HiRISE Student Image of the Week: Intersection of Hyblaeus and Elysium Chasmata

Steve Halla’s class at Leap Academy Charter High School in Camden, NJ, suggested this image, a region near the intersection of Elysium Chasma and Hyblaeus Chasma. The class suggested that seeing a cross-section of Hyblaeus Chasma in the walls of Elysium Chasma might shed light on the mechanism(s) that formed it.

A cross-section of Hyblaeu Chasma is visible in the first subimage . The chasm seems to be filled with a resistant light-toned layer, about 200 meters thick (likely consisting of cemented windblown sand and dust) forming a mantling unit and overlying more resistant boulder-rich layers. The sand and dust was likely blown into Hyblaeu Chasma after it was formed by tectonic processes, possibly in combination with fluvial processes. The chasmata were subsequently broadened by hillslope erosion: boulders are strewn along the top of this dusty mantling unit. Slumping, possibly caused by faulting, along the southern wall of Hyblaeus is visible at the intersection with Elysium Chasma.

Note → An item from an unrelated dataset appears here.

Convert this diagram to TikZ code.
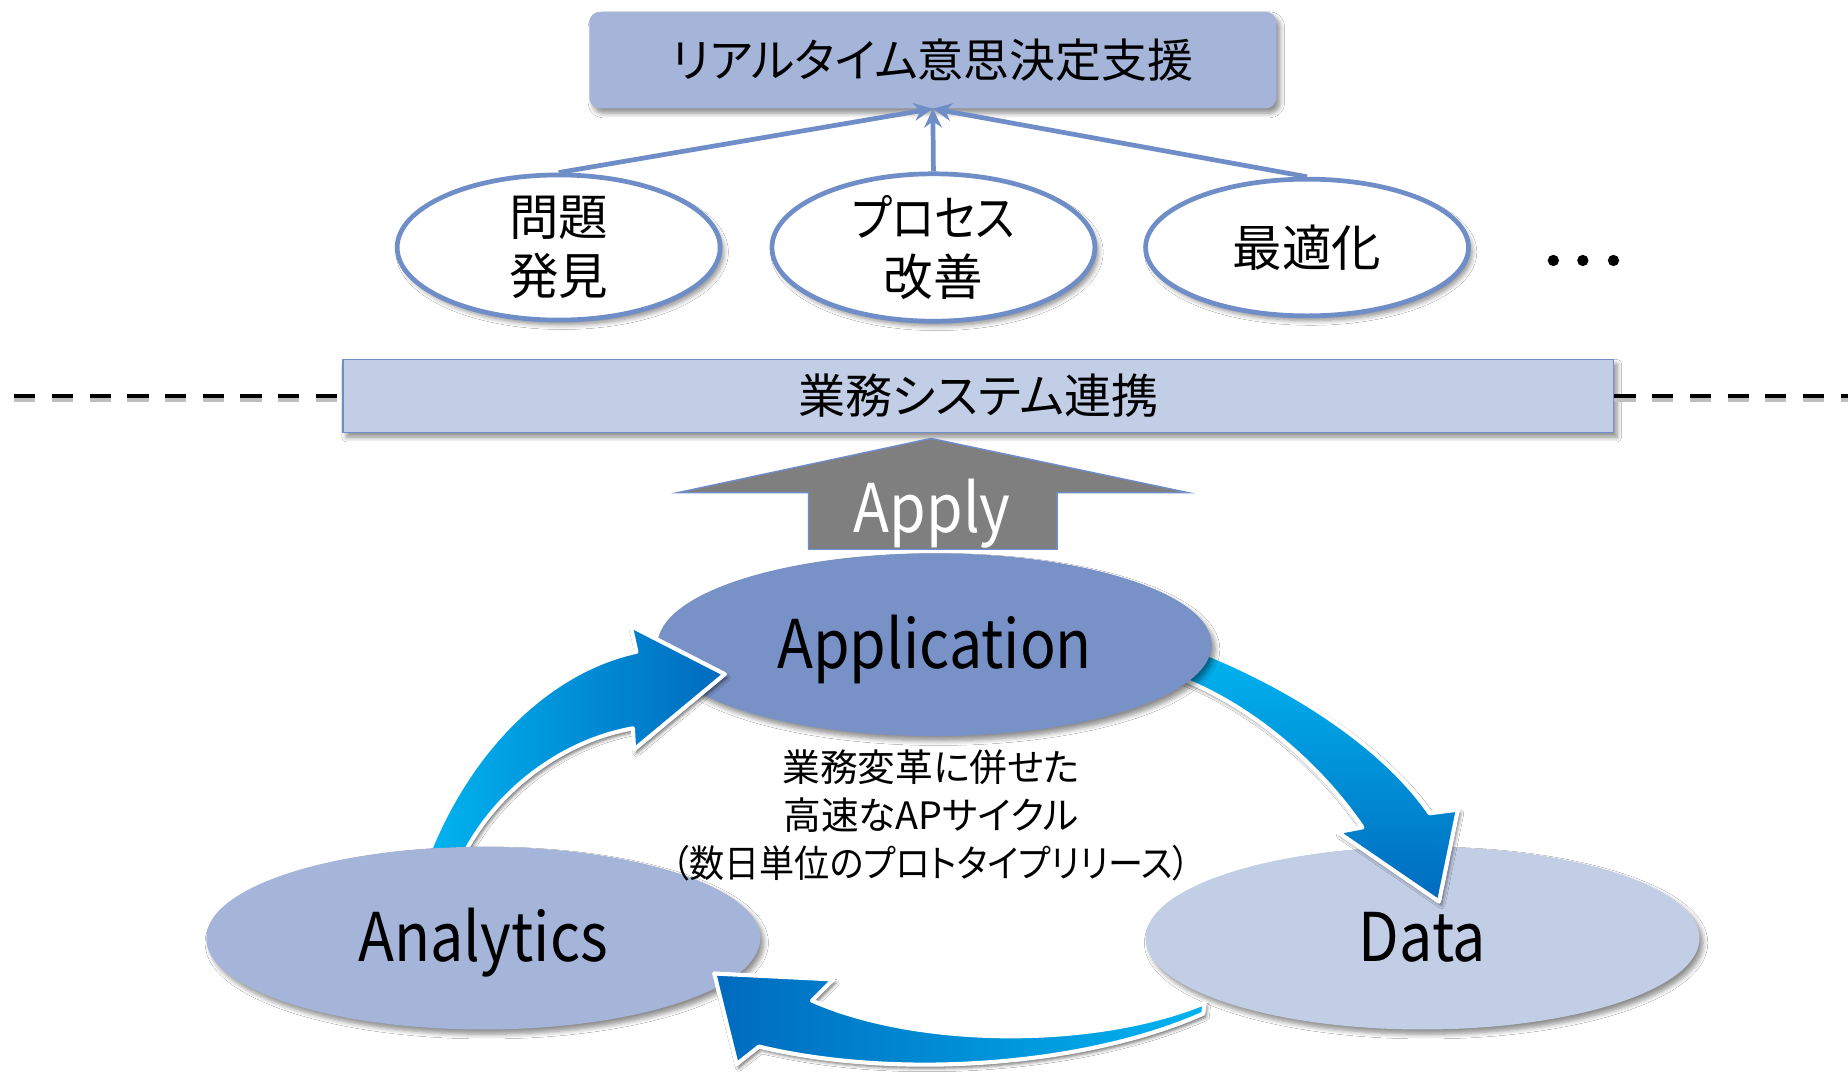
\documentclass[tikz,border=0pt]{standalone}
\usepackage{fontspec}
\setmainfont{Noto Sans CJK JP}[RawFeature=+palt]
\newfontfamily\condfont{Noto Sans CJK JP}[RawFeature=+palt,FakeStretch=0.88]
\newfontfamily\semicond{Noto Sans CJK JP}[RawFeature=+palt,FakeStretch=0.93]
\usetikzlibrary{shapes.geometric,arrows.meta,shadows.blur}
\definecolor{topfill}{RGB}{164,181,217}
\definecolor{midfill}{RGB}{194,206,230}
\definecolor{appfill}{RGB}{120,146,199}
\definecolor{anafill}{RGB}{164,181,217}
\definecolor{datafill}{RGB}{194,206,230}
\definecolor{edgeblue}{RGB}{111,141,198}
\definecolor{cyanlight}{RGB}{0,180,240}
\definecolor{bluedark}{RGB}{0,106,190}
\definecolor{applygray}{RGB}{127,127,127}
\tikzset{
  softshadow/.style={blur shadow={shadow xshift=3pt,shadow yshift=-4pt,shadow blur radius=4pt,shadow blur steps=6,shadow opacity=45}},
  goalbox/.style={rectangle,rounded corners=9pt,fill=topfill,minimum width=583pt,minimum height=82pt,inner sep=0pt,softshadow,font=\fontsize{39}{44}\selectfont},
  smalloval/.style={ellipse,draw=edgeblue,line width=4pt,fill=white,minimum width=274pt,minimum height=116pt,inner sep=0pt,align=center,softshadow,font=\fontsize{42}{50}\selectfont},
  linkbox/.style={rectangle,fill=midfill,draw=edgeblue,line width=1.5pt,minimum width=1078pt,minimum height=62pt,inner sep=0pt,softshadow,font=\fontsize{40}{44}\selectfont},
  bigoval/.style={ellipse,minimum width=470pt,minimum height=155pt,inner sep=0pt,softshadow,text height=51pt,text depth=11pt,font=\condfont\fontsize{57}{60}\selectfont},
  conn/.style={draw=edgeblue,line width=4pt,-{Stealth[length=16pt,width=15pt]}},
  dashline/.style={draw=black,line width=4.2pt,dash pattern=on 18pt off 14pt},
  dashshadow/.style={draw=black!25,line width=4.2pt,dash pattern=on 18pt off 14pt},
  bluearrow/.style={draw=white,line width=3.5pt,line join=round,blur shadow={shadow xshift=2pt,shadow yshift=-3pt,shadow blur radius=3pt,shadow opacity=60}},
  applyarrow/.style={fill=applygray,draw=edgeblue,line width=1.2pt},
}
\begin{document}
\begin{tikzpicture}[x=1pt,y=-1pt]
\useasboundingbox[fill=white] (0,0) rectangle (1568,911);

% top goal box
\node[goalbox] (goal) at (791.5,51) {リアルタイム意思決定支援};

% three ovals
\node[smalloval] (e1) at (474,210) {問題\\発見};
\node[smalloval] (e2) at (792,210) {{\condfont プロセス}\\改善};
\node[smalloval] (e3) at (1109,210) {最適化};
\draw[conn] (e1.north) -- (goal.south);
\draw[conn] (e2.north) -- (goal.south);
\draw[conn] (e3.north) -- (goal.south);

% dots
\fill (1318,221) circle (4.8);
\fill (1343,221) circle (4.8);
\fill (1369,221) circle (4.8);

% system link bar
\node[linkbox] (link) at (830,336) {業務システム連携};
\coordinate (dl) at (12,336);
\coordinate (dr) at (1568,336);
\draw[dashshadow] ([yshift=-3pt]dl) -- ([yshift=-3pt]link.west);
\draw[dashshadow] ([yshift=-3pt]link.east) -- ([yshift=-3pt]dr);
\draw[dashline] (dl) -- (link.west);
\draw[dashline] (link.east) -- (dr);

% Apply arrow
\draw[applyarrow] (790,372) -- (1008,418) -- (897,418) -- (897,466) -- (686,466) -- (686,418) -- (575,418) -- cycle;
\node[text=white,text height=52pt,text depth=11pt,font=\condfont\fontsize{57}{60}\selectfont] (apply) at (791,431) {Apply};

% Data ellipse
\node[bigoval,fill=datafill] (data) at (1207,796) {Data};

% arrow Application -> Data
\path[bluearrow,top color=cyanlight,bottom color=bluedark]
  (1020,553) .. controls (1100,585) and (1175,635) .. (1213,690)
  -- (1237,687) -- (1221,765) -- (1135,706) -- (1156,702)
  .. controls (1122,652) and (1065,600) .. (1000,575) -- cycle;

% Application ellipse
\node[bigoval,fill=appfill] (app) at (793,547) {Application};

% arrow Analytics -> Application
\path[bluearrow,left color=cyanlight,right color=bluedark]
  (362,728) .. controls (400,630) and (470,568) .. (540,553)
  -- (535,531) -- (615,572) -- (538,636) -- (537,618)
  .. controls (480,628) and (422,668) .. (392,728) -- cycle;

% Analytics ellipse
\node[bigoval,fill=anafill] (ana) at (410,796) {Analytics};

% arrow Data -> Analytics
\path[bluearrow,left color=bluedark,right color=cyanlight]
  (1022,851) .. controls (930,889) and (780,889) .. (689,849)
  -- (707,831) -- (606,826) -- (625,903) -- (644,888)
  .. controls (760,916) and (920,905) .. (1021,860) -- cycle;

% centre text
\node[align=center,font=\fontsize{32}{40.5}\selectfont] (cyc) at (790,692) {業務変革に併せた\\高速なAPサイクル\\{\semicond （数日単位のプロトタイプリリース）}};
\end{tikzpicture}
\end{document}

This image also shows a number of dark streaks along the walls of Elysium Chasma, further to the south. One fresh-appearing streak divides around a slight ridge in the second subimage (about 1 kilometer across). Other smaller, fainter, possibly older streaks have formed on either side of this ridge, producing a herringbone-like pattern. A number of explanations have been suggested for these streaks, including the idea that they are formed by dry avalanches of dust.